Christie’s Loan: Do We Have The Full Story?

MCT/Newscom
Views

It’s been obscured, understandably, by the Kennedy news. But the story of Chris Christie’s ill-advised loan to a subordinate is only getting more interesting — and something tells us there could be another shoe to drop.

To refresh: Christie, a Republican, currently leads Democratic incumbent Jon Corzine in the New Jersey governor’s race. And he’s made his zeal as a corruption-fighter a cornerstone of his campaign. But last week, the state’s public television network reported that Christie had made a $46,000 loan to an assistant U.S. attorney, Michele Brown. The loan — given at 5.5 percent interest and secured by a second mortgage on Brown’s house — was made in 2007, while Christie was serving as U.S. attorney, and was Brown’s boss. It hardly helped that Christie was forced to admit he hadn’t included the loan in his income tax returns or on his financial disclosure reports. (See the mortgage document here — interestingly, it was duly filed with the Morris County Clerk’s office.)Making things yet more awkward, Christie had twice promoted Brown — who the Newark Star Ledger describes as a “close friend” of the candidate — during their time together at the U.S. attorney’s office from 2002 to 2008. The first promotion occurred before the loan was made, the second — which made Brown Christie’s deputy — came after.

Then yesterday, Brown ensured the story won’t be going way any time soon by abruptly resigning from the U.S. attorney’s office, after 18 years there, saying she didn’t want to be a “distraction” to her colleagues.

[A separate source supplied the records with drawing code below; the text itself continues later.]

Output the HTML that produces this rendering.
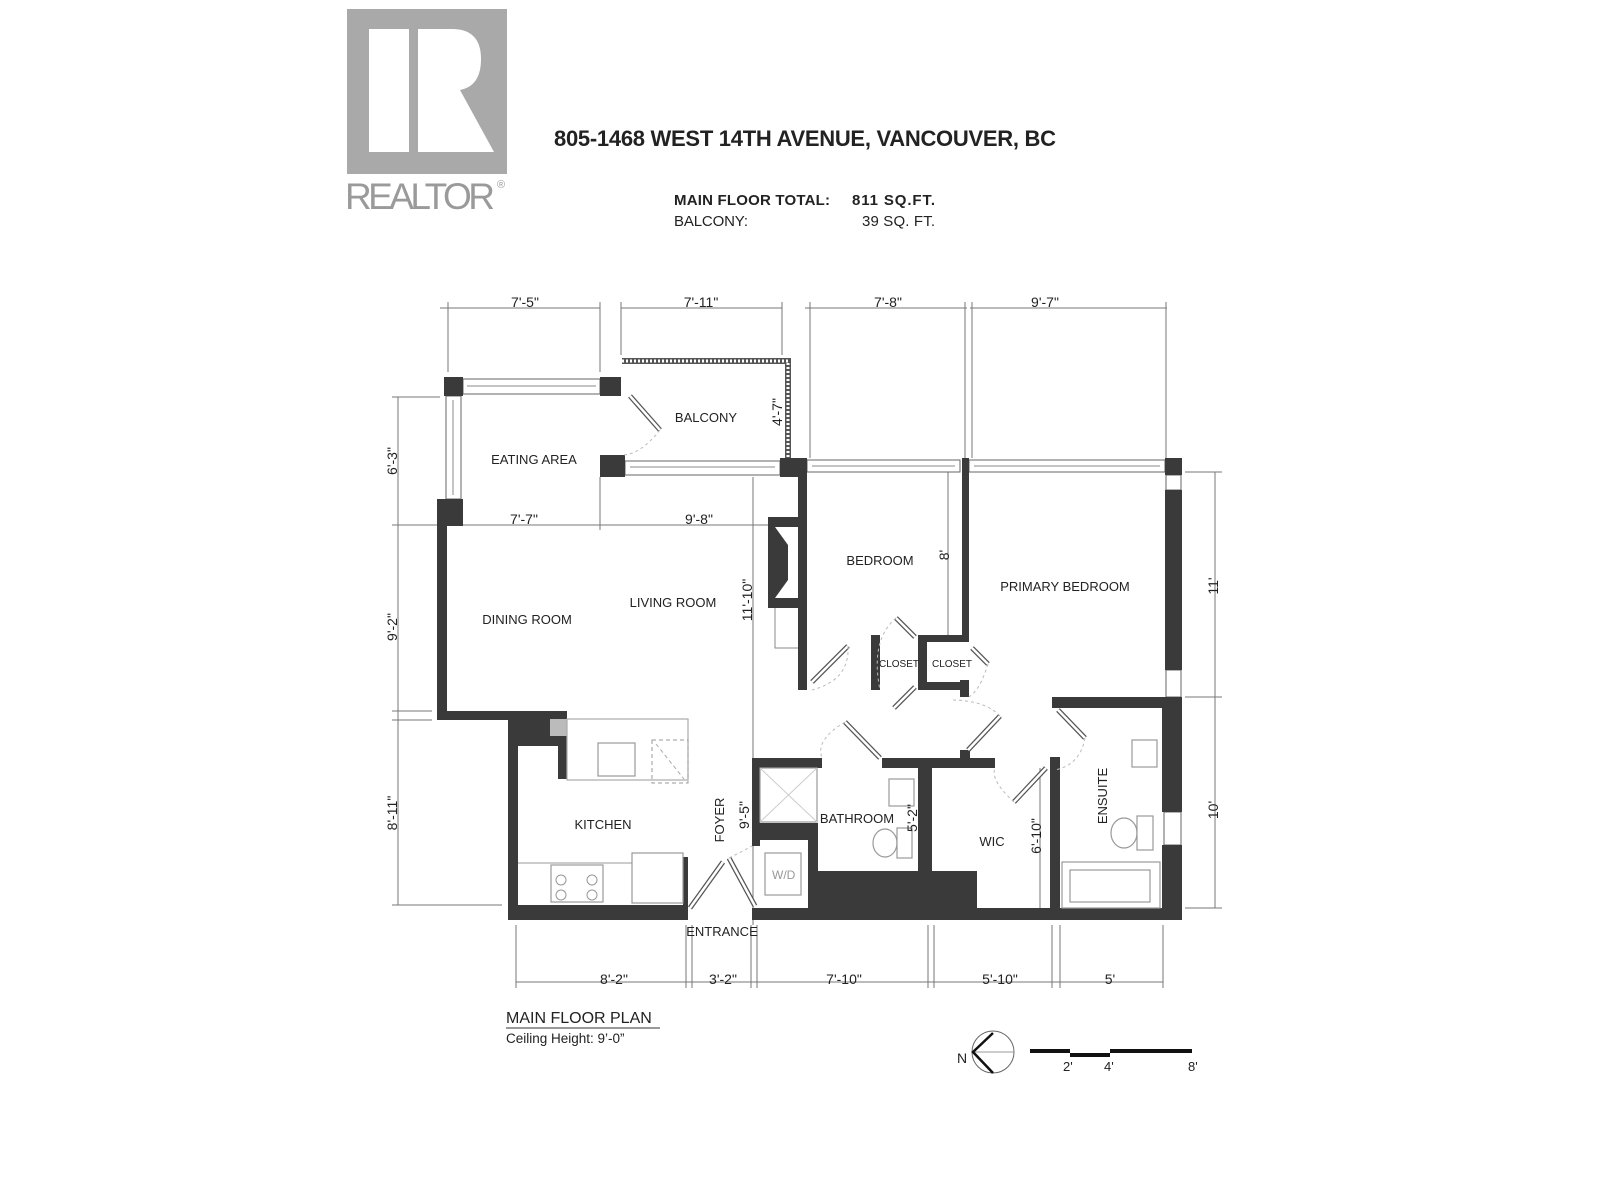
<!DOCTYPE html>
<html><head><meta charset="utf-8"><style>
html,body{margin:0;padding:0;background:#fff}
svg{display:block}
text{font-family:"Liberation Sans",sans-serif;fill:#222}
.r{font-size:13px}
.d{font-size:14px}
.w{fill:#3a3a3a}
.dim{stroke:#777;stroke-width:1;fill:none}
.win{fill:#fff;stroke:#666;stroke-width:1}
.door{stroke:#555;stroke-width:5;stroke-linecap:butt}
.doori{stroke:#fff;stroke-width:2.5}
.arc{stroke:#bbb;stroke-width:1;fill:none;stroke-dasharray:3 3}
.fx{fill:#fff;stroke:#999;stroke-width:1.2}
</style></head><body>
<svg width="1600" height="1200" viewBox="0 0 1600 1200" xmlns="http://www.w3.org/2000/svg">
<!-- logo -->
<rect x="347" y="9" width="160" height="165" fill="#a9a9a9"/>
<rect x="369" y="29" width="40" height="123" fill="#fff"/>
<path d="M418 29 H452 Q481 29 481 59 Q481 86 460 90 L494 152 H418 Z" fill="#fff"/>
<text x="345" y="209" style="font-size:37px;fill:#9a9a9a" textLength="150">REALTOR</text>
<text x="497" y="188" style="font-size:11px;fill:#9a9a9a">®</text>
<!-- title -->
<text x="554" y="146" style="font-size:22px;font-weight:bold" textLength="502">805-1468 WEST 14TH AVENUE, VANCOUVER, BC</text>
<text x="674" y="205" style="font-size:15px;font-weight:bold" textLength="156">MAIN FLOOR TOTAL:</text>
<text x="852" y="205" style="font-size:15px;font-weight:bold" textLength="83">811 SQ.FT.</text>
<text x="674" y="226" style="font-size:15px" textLength="74">BALCONY:</text>
<text x="862" y="226" style="font-size:15px" textLength="73">39 SQ. FT.</text>

<!-- dimension lines -->
<g class="dim">
<line x1="440" y1="308" x2="600" y2="308"/><line x1="621" y1="308" x2="782" y2="308"/>
<line x1="805" y1="308" x2="967" y2="308"/><line x1="970" y1="308" x2="1167" y2="308"/>
<line x1="448" y1="302" x2="448" y2="372"/><line x1="600" y1="302" x2="600" y2="372"/>
<line x1="621" y1="302" x2="621" y2="355"/><line x1="782" y1="302" x2="782" y2="355"/>
<line x1="810" y1="302" x2="810" y2="458"/><line x1="965" y1="302" x2="965" y2="458"/>
<line x1="972" y1="302" x2="972" y2="458"/><line x1="1166" y1="302" x2="1166" y2="458"/>
<line x1="398" y1="397" x2="398" y2="905"/>
<line x1="392" y1="397" x2="440" y2="397"/><line x1="392" y1="525" x2="440" y2="525"/>
<line x1="392" y1="711" x2="432" y2="711"/><line x1="392" y1="720" x2="432" y2="720"/>
<line x1="392" y1="905" x2="502" y2="905"/>
<line x1="447" y1="525" x2="806" y2="525"/>
<line x1="600" y1="477" x2="600" y2="530"/>
<line x1="753" y1="477" x2="753" y2="925"/>
<line x1="948" y1="472" x2="948" y2="637"/>
<line x1="1215" y1="472" x2="1215" y2="908"/>
<line x1="1185" y1="472" x2="1222" y2="472"/><line x1="1185" y1="697" x2="1222" y2="697"/><line x1="1185" y1="908" x2="1222" y2="908"/>
<line x1="1040" y1="768" x2="1040" y2="908"/>
<line x1="516" y1="982" x2="1163" y2="982"/>
<line x1="516" y1="925" x2="516" y2="988"/><line x1="686" y1="925" x2="686" y2="988"/><line x1="692" y1="925" x2="692" y2="988"/>
<line x1="751" y1="925" x2="751" y2="988"/><line x1="757" y1="925" x2="757" y2="988"/>
<line x1="928" y1="925" x2="928" y2="988"/><line x1="934" y1="925" x2="934" y2="988"/>
<line x1="1052" y1="925" x2="1052" y2="988"/><line x1="1060" y1="925" x2="1060" y2="988"/><line x1="1163" y1="925" x2="1163" y2="988"/>
</g>

<!-- balcony rail hatched -->
<path d="M622 361 H788 V460" fill="none" stroke="#555" stroke-width="6"/>
<path d="M622 361 H788 V460" fill="none" stroke="#fff" stroke-width="3" stroke-dasharray="2 2"/>
<!-- windows -->
<rect class="win" x="463" y="379" width="137" height="15"/><line x1="467" y1="386" x2="596" y2="386" stroke="#888"/>
<rect class="win" x="446" y="396" width="15" height="103"/><line x1="453" y1="400" x2="453" y2="495" stroke="#888"/>
<rect class="win" x="625" y="461" width="155" height="14"/><line x1="630" y1="467" x2="775" y2="467" stroke="#888"/>
<rect class="win" x="807" y="460" width="153" height="12"/><line x1="812" y1="466" x2="955" y2="466" stroke="#888"/>
<rect class="win" x="969" y="460" width="196" height="12"/><line x1="974" y1="466" x2="1160" y2="466" stroke="#888"/>
<rect class="win" x="1166" y="475" width="15" height="15"/>
<rect class="win" x="1166" y="670" width="15" height="27"/>
<rect class="win" x="1164" y="812" width="17" height="33"/>

<!-- walls -->
<g class="w">
<rect x="444" y="377" width="19" height="19"/>
<rect x="600" y="377" width="21" height="19"/>
<rect x="600" y="455" width="25" height="22"/>
<rect x="780" y="458" width="27" height="19"/>
<rect x="437" y="499" width="26" height="27"/>
<rect x="437" y="507" width="10" height="213"/>
<rect x="437" y="711" width="130" height="9"/>
<rect x="508" y="711" width="59" height="35"/>
<rect x="508" y="711" width="10" height="209"/>
<rect x="558" y="711" width="9" height="68"/>
<rect x="508" y="905" width="180" height="15"/>
<rect x="683" y="857" width="5" height="50"/>
<rect x="798" y="458" width="9" height="232"/>
<rect x="768" y="517" width="30" height="91"/>
<rect x="962" y="458" width="7" height="184"/>
<rect x="918" y="635" width="51" height="7"/>
<rect x="918" y="635" width="9" height="55"/>
<rect x="918" y="682" width="51" height="8"/>
<rect x="960" y="680" width="9" height="17"/>
<rect x="871" y="635" width="9" height="55"/>
<rect x="1165" y="458" width="17" height="17"/>
<rect x="1165" y="490" width="17" height="180"/>
<rect x="1052" y="697" width="130" height="11"/>
<rect x="1162" y="697" width="20" height="115"/>
<rect x="1162" y="845" width="20" height="75"/>
<rect x="752" y="908" width="430" height="12"/>
<rect x="1050" y="757" width="10" height="153"/>
<rect x="882" y="758" width="113" height="10"/>
<rect x="960" y="750" width="10" height="18"/>
<rect x="918" y="758" width="14" height="114"/>
<rect x="817" y="871" width="160" height="39"/>
<rect x="752" y="758" width="70" height="10"/>
<rect x="752" y="758" width="8" height="88"/>
<rect x="752" y="823" width="66" height="17"/>
<rect x="808" y="823" width="10" height="87"/>
</g>
<!-- fireplace insert -->
<path d="M775 527 H798 V598 H775 L788 580 V545 Z" fill="#fff"/>
<path d="M775 608 V648 H798" fill="none" stroke="#888"/>
<rect x="550" y="719" width="17" height="17" fill="#bbb"/>

<!-- kitchen fixtures -->
<rect class="fx" x="567" y="719" width="121" height="61" style="stroke:#aaa"/>
<rect class="fx" x="598" y="743" width="37" height="33"/>
<rect x="652" y="740" width="36" height="43" fill="none" stroke="#999" stroke-dasharray="4 3"/>
<line x1="656" y1="744" x2="684" y2="779" stroke="#aaa" stroke-dasharray="4 3"/>
<line x1="518" y1="863" x2="633" y2="863" stroke="#999"/>
<rect class="fx" x="551" y="865" width="52" height="37"/>
<circle cx="561" cy="880" r="5" fill="none" stroke="#999"/><circle cx="592" cy="880" r="5" fill="none" stroke="#999"/>
<circle cx="561" cy="895" r="5" fill="none" stroke="#999"/><circle cx="592" cy="895" r="5" fill="none" stroke="#999"/>
<rect class="fx" x="632" y="853" width="51" height="50"/>
<!-- bath fixtures -->
<rect class="fx" x="760" y="768" width="57" height="54"/>
<line x1="760" y1="768" x2="817" y2="822" stroke="#ccc"/><line x1="817" y1="768" x2="760" y2="822" stroke="#ccc"/>
<rect class="fx" x="765" y="853" width="36" height="42"/>
<text x="772" y="879" style="font-size:12px;fill:#999">W/D</text>
<rect class="fx" x="889" y="779" width="25" height="27"/>
<ellipse cx="885" cy="843" rx="12" ry="14" class="fx"/><rect class="fx" x="897" y="828" width="15" height="30"/>
<rect class="fx" x="1132" y="740" width="25" height="27"/>
<ellipse cx="1124" cy="833" rx="13" ry="15" class="fx"/><rect class="fx" x="1137" y="816" width="16" height="34"/>
<rect class="fx" x="1062" y="862" width="98" height="46"/><rect class="fx" x="1070" y="870" width="80" height="32"/>

<!-- doors -->
<g>
<line class="door" x1="630" y1="396" x2="660" y2="430"/><line class="doori" x1="630" y1="396" x2="660" y2="430"/>
<line class="door" x1="812" y1="682" x2="848" y2="646"/><line class="doori" x1="812" y1="682" x2="848" y2="646"/>
<line class="door" x1="915" y1="637" x2="896" y2="618"/><line class="doori" x1="915" y1="637" x2="896" y2="618"/>
<line class="door" x1="915" y1="687" x2="894" y2="708"/><line class="doori" x1="915" y1="687" x2="894" y2="708"/>
<line class="door" x1="972" y1="648" x2="988" y2="664"/><line class="doori" x1="972" y1="648" x2="988" y2="664"/>
<line class="door" x1="880" y1="758" x2="845" y2="722"/><line class="doori" x1="880" y1="758" x2="845" y2="722"/>
<line class="door" x1="968" y1="750" x2="1000" y2="716"/><line class="doori" x1="968" y1="750" x2="1000" y2="716"/>
<line class="door" x1="1058" y1="710" x2="1085" y2="738"/><line class="doori" x1="1058" y1="710" x2="1085" y2="738"/>
<line class="door" x1="1046" y1="768" x2="1014" y2="802"/><line class="doori" x1="1046" y1="768" x2="1014" y2="802"/>
<line class="door" x1="690" y1="908" x2="723" y2="862"/><line class="doori" x1="690" y1="908" x2="723" y2="862"/>
<line class="door" x1="755" y1="906" x2="729" y2="858"/><line class="doori" x1="755" y1="906" x2="729" y2="858"/>
</g>
<g class="arc">
<path d="M660 430 Q640 455 622 455"/><path d="M848 646 Q850 680 812 690"/>
<path d="M896 618 Q870 640 880 690"/><path d="M988 664 Q980 690 969 697"/>
<path d="M845 722 Q815 740 822 758"/><path d="M1000 716 Q985 700 950 700"/>
<path d="M1085 738 Q1080 765 1055 770"/><path d="M1014 802 Q990 780 995 768"/>
<path d="M729 858 Q745 850 752 846"/>
</g>

<!-- room labels -->
<g class="r">
<text x="706" y="422" text-anchor="middle">BALCONY</text>
<text x="534" y="464" text-anchor="middle">EATING AREA</text>
<text x="527" y="624" text-anchor="middle">DINING ROOM</text>
<text x="673" y="607" text-anchor="middle">LIVING ROOM</text>
<text x="880" y="565" text-anchor="middle">BEDROOM</text>
<text x="1065" y="591" text-anchor="middle">PRIMARY BEDROOM</text>
<text x="899" y="667" text-anchor="middle" style="font-size:10px">CLOSET</text>
<text x="952" y="667" text-anchor="middle" style="font-size:10px">CLOSET</text>
<text x="857" y="823" text-anchor="middle">BATHROOM</text>
<text x="992" y="846" text-anchor="middle">WIC</text>
<text x="603" y="829" text-anchor="middle">KITCHEN</text>
<text x="722" y="936" text-anchor="middle">ENTRANCE</text>
<text transform="translate(1107,796) rotate(-90)" text-anchor="middle">ENSUITE</text>
<text transform="translate(724,820) rotate(-90)" text-anchor="middle">FOYER</text>
</g>
<!-- dim labels -->
<g class="d">
<text x="525" y="307" text-anchor="middle">7'-5"</text>
<text x="701" y="307" text-anchor="middle">7'-11"</text>
<text x="888" y="307" text-anchor="middle">7'-8"</text>
<text x="1045" y="307" text-anchor="middle">9'-7"</text>
<text x="524" y="524" text-anchor="middle">7'-7"</text>
<text x="699" y="524" text-anchor="middle">9'-8"</text>
<text x="614" y="984" text-anchor="middle">8'-2"</text>
<text x="723" y="984" text-anchor="middle">3'-2"</text>
<text x="844" y="984" text-anchor="middle">7'-10"</text>
<text x="1000" y="984" text-anchor="middle">5'-10"</text>
<text x="1110" y="984" text-anchor="middle">5'</text>
<text transform="translate(397,461) rotate(-90)" text-anchor="middle">6'-3"</text>
<text transform="translate(397,627) rotate(-90)" text-anchor="middle">9'-2"</text>
<text transform="translate(397,813) rotate(-90)" text-anchor="middle">8'-11"</text>
<text transform="translate(752,600) rotate(-90)" text-anchor="middle">11'-10"</text>
<text transform="translate(782,412) rotate(-90)" text-anchor="middle">4'-7"</text>
<text transform="translate(949,555) rotate(-90)" text-anchor="middle">8'</text>
<text transform="translate(1218,586) rotate(-90)" text-anchor="middle">11'</text>
<text transform="translate(1218,810) rotate(-90)" text-anchor="middle">10'</text>
<text transform="translate(917,818) rotate(-90)" text-anchor="middle">5'-2"</text>
<text transform="translate(1041,836) rotate(-90)" text-anchor="middle">6'-10"</text>
<text transform="translate(749,815) rotate(-90)" text-anchor="middle">9'-5"</text>
</g>

<!-- title block -->
<text x="506" y="1023" style="font-size:16px">MAIN FLOOR PLAN</text>
<line x1="506" y1="1028" x2="660" y2="1028" stroke="#333"/>
<text x="506" y="1043" style="font-size:13.5px">Ceiling Height: 9’-0”</text>

<!-- north arrow & scale -->
<circle cx="993" cy="1052" r="21" fill="#fff" stroke="#666"/>
<line x1="973" y1="1052" x2="1014" y2="1052" stroke="#999"/>
<path d="M993 1033 L973 1052 L993 1073" fill="none" stroke="#111" stroke-width="2.5"/>
<text x="957" y="1063" style="font-size:14px">N</text>
<rect x="1030" y="1049" width="40" height="4" fill="#111"/>
<rect x="1070" y="1053" width="40" height="4" fill="#111"/>
<rect x="1110" y="1049" width="82" height="4" fill="#111"/>
<text x="1063" y="1071" style="font-size:13px">2'</text>
<text x="1104" y="1071" style="font-size:13px">4'</text>
<text x="1188" y="1071" style="font-size:13px">8'</text>
</svg>
</body></html>
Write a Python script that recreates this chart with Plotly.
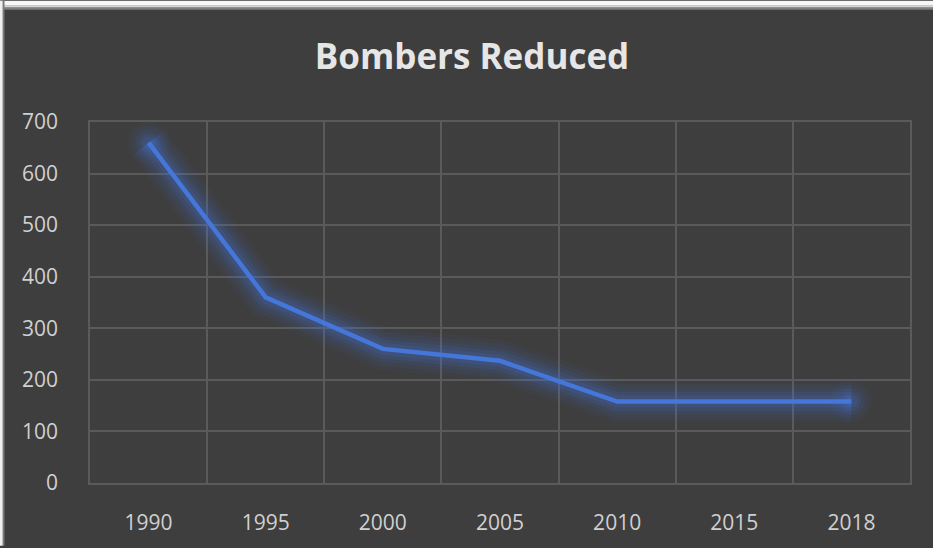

The Corzine campaign, sensing it’s getting traction on the issue, has said the issue raises “serious legal and ethical questions,” and has called on Christie to release all public documents from his tenure as U.S. attorney. And one Democratic lawmaker has suggested that Brown may have tipped off Christie to the slew of public corruption arrests we told you about earlier this month. For its part, Christie’s camp has tried to turn things back on Corzine, suggesting that the governor has unfairly gone after Brown. Multiple female Republican politicians have now attacked Corzine for going after a woman in public service

But political back-and-forth aside, what to make of all this?

Christie has defended the transaction with Brown, calling it “a loan between friends”, made after Brown’s husband lost his job. “I just believe that if you have friends who are in need, that you help them,” he said. Christie has also admitted to a “mistake” in failing to disclose the loan, and has filed amended disclosures and tax returns.

But a few things don’t add up. Christie, who was a lawyer in private practice and a Morris County freeholder before going to the U.S. attorney’s office, does not appear to be so wealthy that he can casually extend a $46,000 loan. The fact is, it’s just pretty uncommon for one person to give a loan of that size to another to whom he isn’t related. And any loan from a public official to a subordinate raises questions about conflicts of interest. Add to that the fact that the loan was not listed in ethics disclosure forms, and also that Brown has now resigned.

Sounds like there’s more to this story than we’ve yet learned.